_Given request_. Give back exactly the lines from the beginning of the listing below to the line holding "const ppfTicks = [0,20,40,60,80,100,120];", both ends included; the pictures stay out.

_Information provided_.
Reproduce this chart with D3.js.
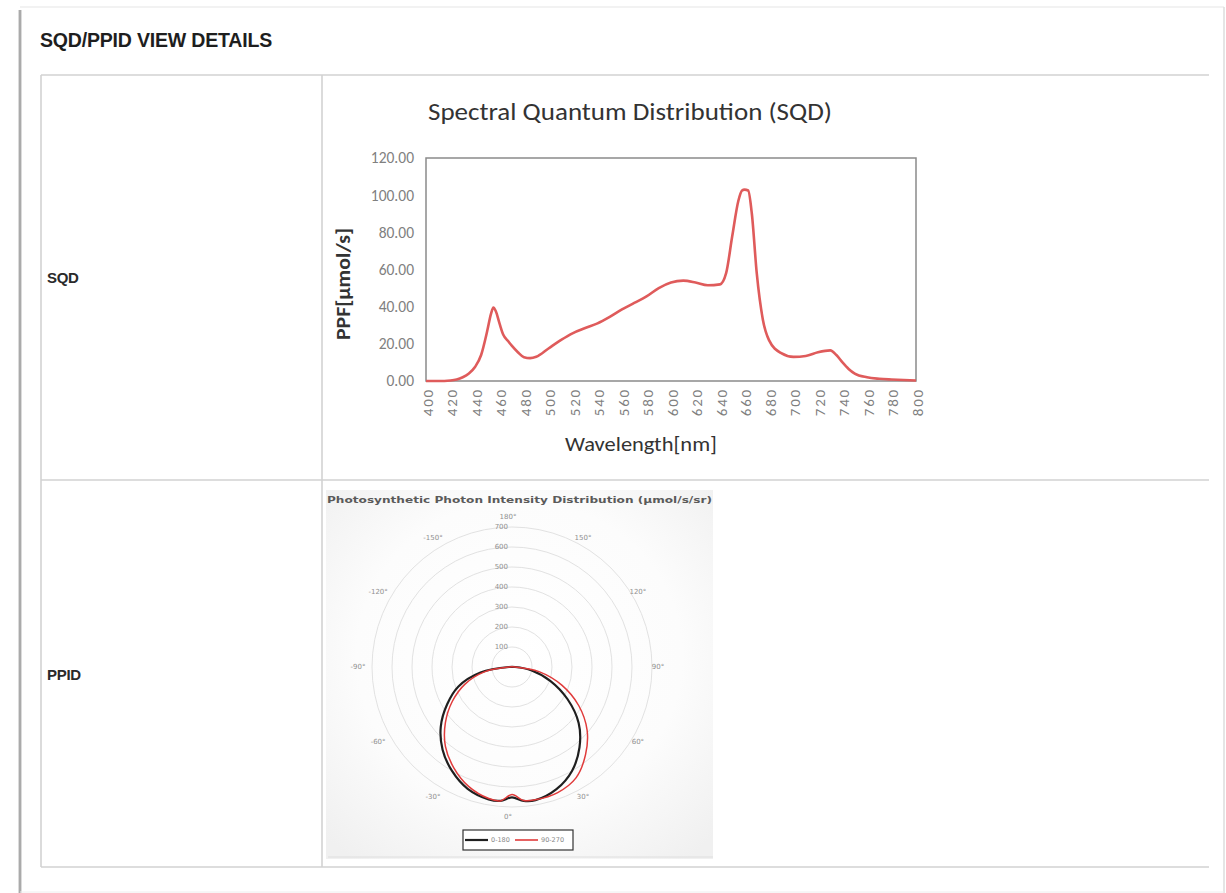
<!DOCTYPE html>
<html>
<head>
<meta charset="utf-8">
<script src="https://cdn.jsdelivr.net/npm/d3@7"></script>
<style>
  body { margin: 0; background: #fff; }
  svg { display: block; }
</style>
</head>
<body>
<svg id="page" width="1226" height="893"></svg>
<script>
// ---- Spectral quantum distribution (PPF per wavelength) ----
const wavelengths = [400,410,420,425,430,435,440,445,450,453,455,457,460,463,467,470,475,480,485,490,
  500,510,520,530,540,550,560,570,580,590,600,610,620,630,640,645,650,655,658,660,663,666,670,675,680,
  690,700,710,720,730,735,740,745,750,760,770,780,790,800];
const ppf = [0,0,0.3,0.8,2,4,7.5,14,27,36,39.5,37.5,31,25,21.5,19,15.5,12.8,12.3,13,
  17.5,22,25.8,28.5,31,34.5,38.5,42,45.5,50,53,54,53,51.5,52,58,78,97,102.5,103,102.5,90,58,33,22,
  15,13,13.5,15.5,16.5,14,10,6.5,4,2,1.2,0.8,0.5,0.3];
const wavelengthTicks = [400,420,440,460,480,500,520,540,560,580,600,620,640,660,680,700,720,740,760,780,800];
const ppfTicks = [0,20,40,60,80,100,120];

// ---- Photosynthetic photon intensity distribution (two C-planes) ----
const ppidAngles = [-90,-80,-70,-60,-50,-40,-30,-20,-10,-5,0,5,10,20,30,40,50,60,70,80,90];
const ppid0_180  = [15,160,285,375,465,540,600,648,672,672,652,672,676,650,600,525,435,320,205,100,15];
const ppid90_270 = [15,140,250,345,435,518,582,635,668,672,638,670,674,668,640,572,490,385,265,140,15];
const ringValues = [100,200,300,400,500,600,700];
const angleLabels = [-150,-120,-90,-60,-30,0,30,60,90,120,150,180];
const legendNames = ["0-180","90-270"];

const rowLabels = ["SQD","PPID"];

const svg = d3.select("#page");
const defs = svg.append("defs");

// ---- page card and table ----
svg.append("rect").attr("x",20).attr("y",7).attr("width",1204).attr("height",890).attr("fill","#fff");
// soft shadow along the card's left edge
[["#e6e6e6",4],["#c4c4c4",2.6],["#a0a0a0",1.4]].forEach(([c,w]) => {
  svg.append("line").attr("x1",20).attr("x2",20).attr("y1",10).attr("y2",893)
    .attr("stroke",c).attr("stroke-width",w);
});
svg.append("line").attr("x1",20).attr("x2",1224).attr("y1",7).attr("y2",7)
  .attr("stroke","#eeeeee").attr("stroke-width",1.5);
svg.append("line").attr("x1",1224).attr("x2",1224).attr("y1",7).attr("y2",893)
  .attr("stroke","#dddddd").attr("stroke-width",1.5);
svg.append("line").attr("x1",20).attr("x2",1224).attr("y1",892).attr("y2",892)
  .attr("stroke","#eeeeee").attr("stroke-width",1);

svg.append("text").attr("x",40).attr("y",47)
  .attr("font-family","Liberation Sans, Arial, sans-serif").attr("font-weight","bold")
  .attr("font-size",19.5).attr("letter-spacing",-0.2).attr("fill","#1e1e1e")
  .attr("textLength",232).attr("lengthAdjust","spacingAndGlyphs")
  .text("SQD/PPID VIEW DETAILS");

const tableStroke = "#d2d2d2";
const table = svg.append("g");
[[41,1209,75,75],[41,1209,480,480],[41,1209,867,867],[41,41,75,867],[322,322,75,867]].forEach(d => {
  table.append("line").attr("x1",d[0]).attr("x2",d[1]).attr("y1",d[2]).attr("y2",d[3])
    .attr("stroke",tableStroke).attr("stroke-width",1.6);
});
table.selectAll("text.row").data(rowLabels).join("text")
  .attr("class","row").attr("x",47).attr("y",(d,i)=> i===0 ? 283 : 680)
  .attr("font-family","Liberation Sans, Arial, sans-serif").attr("font-weight","bold")
  .attr("font-size",15).attr("letter-spacing",-0.3).attr("fill","#2a2a2a").text(d=>d);

// ---- SQD line chart ----
const chartFont = "Carlito, Calibri, Lato, sans-serif";
const plot = {left:426, right:916, top:158, bottom:381};
const x = d3.scaleLinear().domain([400,800]).range([plot.left, plot.right]);
const y = d3.scaleLinear().domain([0,120]).range([plot.bottom, plot.top]);

const sqd = svg.append("g");
sqd.append("text").attr("x",630).attr("y",120).attr("text-anchor","middle")
  .attr("font-family",chartFont).attr("font-size",24).attr("fill","#333")
  .attr("textLength",404).attr("lengthAdjust","spacingAndGlyphs")
  .text("Spectral Quantum Distribution (SQD)");

const yAxis = sqd.append("g").attr("transform",`translate(${plot.left},0)`)
  .call(d3.axisLeft(y).tickValues(ppfTicks).tickFormat(d3.format(".2f")).tickSize(0).tickPadding(12));
yAxis.select(".domain").remove();
yAxis.selectAll("text").attr("font-family",chartFont).attr("font-size",15.5).attr("fill","#808080");

const xAxis = sqd.append("g").attr("transform",`translate(0,${plot.bottom})`)
  .call(d3.axisBottom(x).tickValues(wavelengthTicks).tickFormat(d3.format("d")).tickSize(0));
xAxis.select(".domain").remove();
xAxis.selectAll("text")
  .attr("font-family",chartFont).attr("font-size",15).attr("fill","#808080")
  .attr("letter-spacing",1.8)
  .attr("transform","rotate(-90)").attr("text-anchor","end")
  .attr("x",-7).attr("y",1).attr("dy","0.35em");

sqd.append("rect").attr("x",plot.left).attr("y",plot.top)
  .attr("width",plot.right-plot.left).attr("height",plot.bottom-plot.top)
  .attr("fill","none").attr("stroke","#8a8a8a").attr("stroke-width",1.5);

const line = d3.line().x(d=>x(d[0])).y(d=>y(d[1])).curve(d3.curveMonotoneX);
sqd.append("path").datum(wavelengths.map((w,i)=>[w, ppf[i]]))
  .attr("d",line).attr("fill","none").attr("stroke","#df5b5b").attr("stroke-width",2.6)
  .attr("stroke-linejoin","round");

sqd.append("text").attr("transform","translate(350,284) rotate(-90)").attr("text-anchor","middle")
  .attr("font-family",chartFont).attr("font-weight","bold").attr("font-size",20).attr("fill","#333")
  .attr("textLength",112).attr("lengthAdjust","spacingAndGlyphs")
  .text("PPF[μmol/s]");
sqd.append("text").attr("x",641).attr("y",451).attr("text-anchor","middle")
  .attr("font-family",chartFont).attr("font-size",21).attr("fill","#333")
  .attr("textLength",152).attr("lengthAdjust","spacingAndGlyphs")
  .text("Wavelength[nm]");

// ---- PPID polar chart ----
const pol = svg.append("g");
const grad = defs.append("radialGradient").attr("id","polarBg").attr("cx","50%").attr("cy","45%").attr("r","70%");
grad.append("stop").attr("offset","0%").attr("stop-color","#ffffff");
grad.append("stop").attr("offset","60%").attr("stop-color","#fcfcfc");
grad.append("stop").attr("offset","100%").attr("stop-color","#f0f0f0");
pol.append("rect").attr("x",326).attr("y",490).attr("width",387).attr("height",369).attr("fill","url(#polarBg)");
pol.append("line").attr("x1",328).attr("x2",713).attr("y1",857).attr("y2",857).attr("stroke","#dedede");

pol.append("text").attr("x",327).attr("y",503)
  .attr("font-family","DejaVu Sans, sans-serif").attr("font-weight","bold").attr("font-size",9.5)
  .attr("fill","#5a5a5a").attr("textLength",385).attr("lengthAdjust","spacingAndGlyphs")
  .text("Photosynthetic Photon Intensity Distribution (μmol/s/sr)");

const cx = 512, cy = 667;
const r = d3.scaleLinear().domain([0,700]).range([0,140]);
const center = pol.append("g").attr("transform",`translate(${cx},${cy})`);
center.selectAll("circle.ring").data(ringValues).join("circle")
  .attr("class","ring").attr("r",d=>r(d)).attr("fill","none")
  .attr("stroke","#e2e2e2").attr("stroke-width",1);
center.selectAll("text.ringLbl").data(ringValues).join("text")
  .attr("class","ringLbl").attr("x",-4).attr("y",d=>-r(d)).attr("dy","0.35em")
  .attr("text-anchor","end").attr("font-family","DejaVu Sans, sans-serif").attr("font-size",7)
  .attr("fill","#909090").text(d=>d);
center.selectAll("text.angLbl").data(angleLabels).join("text")
  .attr("class","angLbl")
  .attr("x",d=> 150*Math.sin(d*Math.PI/180) - 4)
  .attr("y",d=> 150*Math.cos(d*Math.PI/180))
  .attr("dy","0.35em").attr("text-anchor","middle")
  .attr("font-family","DejaVu Sans, sans-serif").attr("font-size",7).attr("fill","#909090")
  .text(d=> d + "°");

const radial = d3.lineRadial()
  .angle(d=> Math.PI - d[0]*Math.PI/180)
  .radius(d=> r(d[1]))
  .curve(d3.curveCatmullRomClosed.alpha(0.5));
center.append("path").datum(ppidAngles.map((a,i)=>[a, ppid0_180[i]]))
  .attr("d",radial).attr("fill","none").attr("stroke","#1f1f1f").attr("stroke-width",2.2);
center.append("path").datum(ppidAngles.map((a,i)=>[a, ppid90_270[i]]))
  .attr("d",radial).attr("fill","none").attr("stroke","#e03a3a").attr("stroke-width",1.5);

// legend
const lg = pol.append("g");
lg.append("rect").attr("x",463).attr("y",830).attr("width",110).attr("height",20)
  .attr("fill","#fff").attr("stroke","#333").attr("stroke-width",1.2);
const legendColors = ["#1f1f1f","#e03a3a"];
const legendX = [465, 515];
legendNames.forEach((n,i) => {
  lg.append("line").attr("x1",legendX[i]).attr("x2",legendX[i]+23).attr("y1",840).attr("y2",840)
    .attr("stroke",legendColors[i]).attr("stroke-width",i===0?2.2:1.6);
  lg.append("text").attr("x",legendX[i]+26).attr("y",840).attr("dy","0.35em")
    .attr("font-family","DejaVu Sans, sans-serif").attr("font-size",6.5).attr("fill","#888").text(n);
});
</script>
</body>
</html>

_Task answer_.
Reproduce this chart with D3.js.
<!DOCTYPE html>
<html>
<head>
<meta charset="utf-8">
<script src="https://cdn.jsdelivr.net/npm/d3@7"></script>
<style>
  body { margin: 0; background: #fff; }
  svg { display: block; }
</style>
</head>
<body>
<svg id="page" width="1226" height="893"></svg>
<script>
// ---- Spectral quantum distribution (PPF per wavelength) ----
const wavelengths = [400,410,420,425,430,435,440,445,450,453,455,457,460,463,467,470,475,480,485,490,
  500,510,520,530,540,550,560,570,580,590,600,610,620,630,640,645,650,655,658,660,663,666,670,675,680,
  690,700,710,720,730,735,740,745,750,760,770,780,790,800];
const ppf = [0,0,0.3,0.8,2,4,7.5,14,27,36,39.5,37.5,31,25,21.5,19,15.5,12.8,12.3,13,
  17.5,22,25.8,28.5,31,34.5,38.5,42,45.5,50,53,54,53,51.5,52,58,78,97,102.5,103,102.5,90,58,33,22,
  15,13,13.5,15.5,16.5,14,10,6.5,4,2,1.2,0.8,0.5,0.3];
const wavelengthTicks = [400,420,440,460,480,500,520,540,560,580,600,620,640,660,680,700,720,740,760,780,800];
const ppfTicks = [0,20,40,60,80,100,120];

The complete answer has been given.